An F1 visa grants you some employment authorization. You can typically work on campus part-time, or you might be eligible to work through a CPT or OPT program.

  • Does an F1 visa allow my spouse or children to travel with me? 

No, an F1 visa only applies to a single holder. However, your spouse or children under 21 may apply for an F2 visa. Spouses on an F2 visa do not have employment authorization, but children on an F2 visa can enroll in either primary or secondary school programs. Parents of an F1 visa holder are not allowed to apply for derivative visas.

  • Can I travel outside of the U.S.? 

An F1 visa allows you to travel back to your home country or other countries, as long as you return to the United States within five months.

  • Can I stay in the U.S. after my academic program ends? 

An F1 visa allows you to stay in the U.S. for up to two months after you've completed your program. If you are accepted into the OPT program, you receive permission to stay in the United States for an additional 12 months or more. An F1 visa prohibits you from remaining in the U.S. with the intention of abandoning your home country, though.

  • Can I apply for another visa after my F1 visa expires? 

You might be eligible to transfer from an F1 visa to an H1B visa or even get a green card. To get an H1B visa, which allows for full-time or part-time employment for up to three years, you must find a sponsor. Your visa status depends on your job, and it will end if and when your employment does.

  • Do I need an attorney to apply for an F1 visa?

An attorney isn't required, but professional help can prove invaluable. This is especially true if your application or situation is complicated.

  • Can I appeal an F1 visa denial? 

The State Department typically denies F1 visas based on fraud, misrepresentation, insufficient documentation, or criminal activity. You might be able to appeal a visa denial, though it is in your best interest to hire an attorney for professional advice.
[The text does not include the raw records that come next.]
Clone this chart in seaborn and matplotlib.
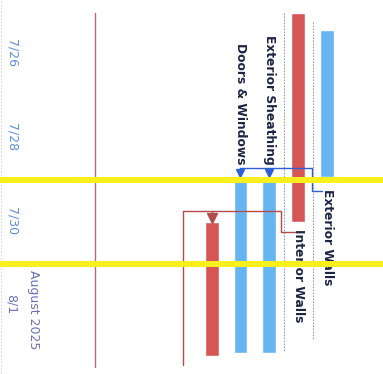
import matplotlib
matplotlib.use("Agg")
import matplotlib.pyplot as plt
import seaborn as sns
import numpy as np

# Timeline in July day numbers (32 = Aug 1); fractional values are part-days
tasks = ["", "Doors & Windows", "Exterior Sheathing", "Interior Walls", "Exterior Walls"]
starts = [30.03, 28.96, 28.96, 25.05, 25.45]
finishes = [33.23, 33.16, 33.16, 30.03, 28.96]
critical = [True, False, False, True, False]
label_side = ["none", "before", "before", "after", "after"]

tick_days = [26, 28, 30, 32]
tick_labels = ["7/26", "7/28", "7/30", "8/1"]
month_label = "August 2025"
month_start = 31.18

highlight_days = [29.04, 31.035]

sns.set_theme(style="white")
plt.rcParams["font.family"] = ["DejaVu Sans"]

RED = "#d65656"
BLUE = "#66b5f1"
LINK_BLUE = "#2f5fd6"
LINK_RED = "#b44a4c"
TEXT = "#1c2444"
DATE = "#5d8fd8"
MONTH = "#6c70b4"

fig = plt.figure(figsize=(3.83, 3.74), dpi=100)
ax = fig.add_axes([0, 0, 1, 1])

cols = np.arange(len(tasks))
durations = np.array(finishes) - np.array(starts)
colors = [RED if c else BLUE for c in critical]
ax.bar(cols, durations, bottom=starts, width=0.48, color=colors, zorder=3)

# row separators and the red status line
ax.plot([2.5, 2.5], [25.05, 33.14], color="#9c9c9c", lw=0.8, ls=(0, (1.5, 1.2)), zorder=1)
ax.plot([3.5, 3.5], [25.26, 32.83], color="#9c9c9c", lw=0.8, ls=(0, (1.5, 1.2)), zorder=1)
ax.plot([-4.03, -4.03], [25.05, 33.5], color="#c0686e", lw=1.0, zorder=1)
ax.plot([-7.27, -7.27], [24.75, 33.66], color="#d8d8d8", lw=0.8, ls=(0, (1.5, 1.5)), zorder=1)

# finish-to-start link: Exterior Walls -> Doors & Windows / Exterior Sheathing
ax.plot([3.82, 3.48, 3.48, 1.0], [29.29, 29.29, 28.745, 28.745], color=LINK_BLUE, lw=1.0, zorder=4)
for c in (1, 2):
    ax.plot([c, c], [28.745, 28.9], color=LINK_BLUE, lw=1.0, zorder=4)
    ax.plot([c], [28.87], marker="v", ms=5.5, color=LINK_BLUE, zorder=4)

# finish-to-start link: Interior Walls -> following tasks
ax.plot([2.88, 2.41, 2.41, -0.99, -0.99], [30.27, 30.27, 29.77, 29.77, 33.45],
        color=LINK_RED, lw=1.0, zorder=4)
ax.plot([0, 0], [29.77, 29.9], color=LINK_RED, lw=1.0, zorder=4)
ax.plot([0], [29.93], marker="v", ms=7.5, color=LINK_RED, zorder=4)

# task names, rotated along the time direction
for c, name, s, f, side in zip(cols, tasks, starts, finishes, label_side):
    if side == "before":
        ax.text(c, s - 0.29, name, rotation=-90, ha="center", va="bottom",
                fontsize=8.8, fontweight="bold", color=TEXT, zorder=5)
    elif side == "after":
        gap = 0.17 if c == 3 else 0.29
        ax.text(c, f + gap, name, rotation=-90, ha="center", va="top",
                fontsize=8.8, fontweight="bold", color=TEXT, zorder=5)

ax.text(-6.16, month_start, month_label, rotation=-90, ha="center", va="top",
        fontsize=9, color=MONTH, zorder=5)

# highlighter strokes across the whole sheet
for d in highlight_days:
    ax.axhspan(d - 0.07, d + 0.07, color="#f8ef1c", lw=0, zorder=10)

ax.set_xlim(-7.32, 5.93)
ax.set_ylim(33.661, 24.735)
ax.set_xticks([])
ax.set_yticks(tick_days)
ax.set_yticklabels(tick_labels, rotation=-90, ha="left", va="center", fontsize=9)
ax.tick_params(axis="y", length=0, pad=-3.6)
for lbl in ax.get_yticklabels():
    lbl.set_color(MONTH if lbl.get_text() == "8/1" else DATE)
for sp in ax.spines.values():
    sp.set_visible(False)
ax.set_facecolor("white")
fig.patch.set_facecolor("white")

fig.savefig("out.png", dpi=100)
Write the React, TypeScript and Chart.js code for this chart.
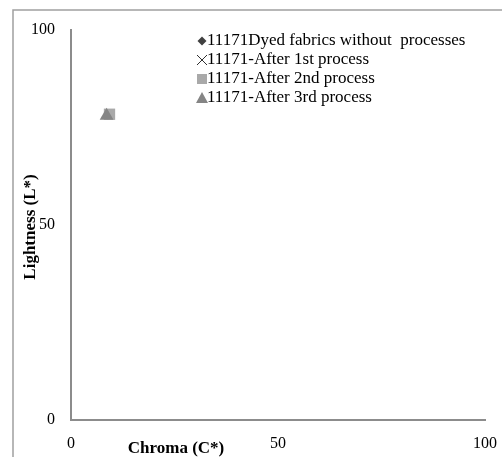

Steps to Apply for an F1 Visa

  1. Receive an I-20 form. After applying to an SEVP-approved school, the administrators will enter you in SEVIS. This will generate an I-20 record for you.
  2. Pay the SEVIS fee. The fee is currently $200.
  3. File the DS-160 Nonimmigrant Visa Application Form. Double check it for accuracy before submitting, and don't hesitate to contact an attorney for help.
  4. Pay the F1 visa fee. The fee is currently $160.
  5. Make an appointment at your local U.S. Embassy or Consulate. This appointment includes an interview and is required for applicants between the ages of 14 and 79. Be ready to answer questions about your choice of academic institution and your reasons for wanting to study in the United States. Bring these items with you: 
    • Appointment Confirmation Page
    • DS-160 Confirmation Page
    • DS-157 Form for Men Aged 16 to 45
    • I-20 Certificate of Eligibility Form
    • Letter of Admission From Your Academic Institution
    • Financial Documents: To prove that you have enough money to pay for living expenses during your academic program, you should share tax returns from the past three years, along with pay stubs, employment contracts, bank statements, and scholarship letters.
    • Supporting Educational Documents: You will need documents that show your TOEFL, SAT, GRE, GMAT, or LSAT test scores; your grade-point average; and any academic diploma or certificate you've already earned. You will also need details about the academic program you want to enroll in and your housing plans.
    • Documents Showing Ties to Your Home Country: This might include an employment contract set to begin after your academic program, proof of property ownership, or proof of strong family ties in your home country.
    • Proof of Health Insurance: You must get health insurance before your stay in the U.S.
    • Passport: This must be valid for an additional six months from the time you plan to enter the U.S.
    • Photographs: Send two copies of a color photo taken against a white background and sized so your head measures between 1 and 1.375 inches.
    • Fingerprints: This visa application requires applicants to be fingerprinted. You might need to complete this step at a Visa Application Center or at a separate appointment.

6. Maintain your F1 visa status. Once your visa has been approved, maintain your status by staying enrolled full-time and getting passing grades. If you are not able to complete your program by the end of your visa term, talk with your international adviser about a program extension.

7. Apply to change your visa status. After completing your academic program, you should make plans to leave the United States within 60 days, enroll in another full-time program under a new I-20 form, or apply for one of the following statuses:

  • H1B Visa: Find an employer who will sponsor this visa for you. In some cases, you might need to cover the $1,130 cost of expedited processing yourself. This visa type requires employers to prove they are paying an H1B visa applicant at least 95 percent of the standard wage; they abide by limits of the percentage of the total workforce that can have H1B visas; and they haven't displaced U.S. workers by hiring H1B visa holders.
  • Green Card: To become a legal permanent U.S. resident, you typically need sponsorship from your employer. Applying for a green card through Labor Certification can take up to three years. Because an H1B visa lasts only three years, you should begin your green card application as soon as possible upon receiving employer sponsorship.